Le jardin d’hiver aux colombes blanches avait subi les mêmes outrages que les salons. Tout avait disparu, jusqu’aux derniers vestiges des plantes rares. Rien n’existait plus. Il semblait qu’une invasion des Huns eût tout balayé. Çà et là des débris d’objets, épaves rejetées par la tempête, achevaient de mourir. A mon cœur ils parlaient de jadis, comme ces fleurs fanées d’un bouquet que l’on retrouve, après des années d’absence, dans une maison abandonnée. Les pétales sont flétris et desséchés, mais leur mort se souvient de leur existence parfumée d’autrefois.
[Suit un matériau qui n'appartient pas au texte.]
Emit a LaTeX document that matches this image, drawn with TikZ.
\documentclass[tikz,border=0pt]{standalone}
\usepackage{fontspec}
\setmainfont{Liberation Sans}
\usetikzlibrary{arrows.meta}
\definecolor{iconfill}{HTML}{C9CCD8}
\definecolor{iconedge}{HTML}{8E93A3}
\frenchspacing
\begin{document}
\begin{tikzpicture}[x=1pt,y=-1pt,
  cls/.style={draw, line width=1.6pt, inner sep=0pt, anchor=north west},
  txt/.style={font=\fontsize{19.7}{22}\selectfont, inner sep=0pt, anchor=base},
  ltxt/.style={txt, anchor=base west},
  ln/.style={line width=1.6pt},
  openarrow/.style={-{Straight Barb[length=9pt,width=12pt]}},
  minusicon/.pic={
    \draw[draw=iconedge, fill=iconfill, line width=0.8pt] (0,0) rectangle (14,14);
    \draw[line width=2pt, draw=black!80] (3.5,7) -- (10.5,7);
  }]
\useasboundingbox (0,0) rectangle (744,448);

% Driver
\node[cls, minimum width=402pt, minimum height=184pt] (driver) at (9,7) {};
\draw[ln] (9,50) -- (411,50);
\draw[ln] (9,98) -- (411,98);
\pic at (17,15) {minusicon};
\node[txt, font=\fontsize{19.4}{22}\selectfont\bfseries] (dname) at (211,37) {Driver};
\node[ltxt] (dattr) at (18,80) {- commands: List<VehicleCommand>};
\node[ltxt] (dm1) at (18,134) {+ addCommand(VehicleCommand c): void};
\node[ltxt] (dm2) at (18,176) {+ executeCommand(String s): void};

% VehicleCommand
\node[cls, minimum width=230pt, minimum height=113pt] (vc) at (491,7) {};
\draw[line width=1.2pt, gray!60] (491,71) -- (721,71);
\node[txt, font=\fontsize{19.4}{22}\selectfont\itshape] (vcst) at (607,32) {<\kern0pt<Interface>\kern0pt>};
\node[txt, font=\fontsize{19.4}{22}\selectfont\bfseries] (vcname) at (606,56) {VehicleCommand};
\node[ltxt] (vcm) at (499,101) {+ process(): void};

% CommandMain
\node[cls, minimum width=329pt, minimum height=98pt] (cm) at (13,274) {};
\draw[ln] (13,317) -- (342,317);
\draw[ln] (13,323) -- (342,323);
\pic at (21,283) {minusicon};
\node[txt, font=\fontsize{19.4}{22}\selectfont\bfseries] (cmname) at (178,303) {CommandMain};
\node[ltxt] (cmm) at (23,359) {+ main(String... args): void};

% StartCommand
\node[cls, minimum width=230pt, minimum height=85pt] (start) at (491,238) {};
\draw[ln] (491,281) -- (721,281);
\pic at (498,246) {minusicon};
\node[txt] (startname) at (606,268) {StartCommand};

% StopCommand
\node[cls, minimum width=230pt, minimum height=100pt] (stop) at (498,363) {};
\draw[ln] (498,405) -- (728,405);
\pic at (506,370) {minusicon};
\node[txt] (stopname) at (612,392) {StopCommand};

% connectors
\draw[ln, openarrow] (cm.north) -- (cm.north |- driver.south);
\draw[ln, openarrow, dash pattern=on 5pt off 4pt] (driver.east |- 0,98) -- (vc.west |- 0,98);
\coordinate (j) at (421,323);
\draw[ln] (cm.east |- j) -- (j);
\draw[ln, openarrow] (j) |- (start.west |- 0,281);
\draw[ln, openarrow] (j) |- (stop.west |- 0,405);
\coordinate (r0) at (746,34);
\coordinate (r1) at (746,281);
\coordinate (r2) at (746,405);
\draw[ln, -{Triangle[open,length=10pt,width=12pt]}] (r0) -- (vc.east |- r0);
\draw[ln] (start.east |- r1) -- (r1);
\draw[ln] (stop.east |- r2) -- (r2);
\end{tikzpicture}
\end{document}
Dehors, des groupes de soldats sont couchés sur l’herbe, jadis si soigneusement passée a la tondeuse… Tout d’un coup, l’air fut déchiré par un bruit strident : c’était l’annonce du dîner. Aussitôt des centaines d’hommes se ruèrent comme des bêtes affamées, dans ce paradis désaffecté où maintenant se cuisinait la popote du soldat. A l’haleine embaumée des fleurs succédait une odeur de soupe et de choux.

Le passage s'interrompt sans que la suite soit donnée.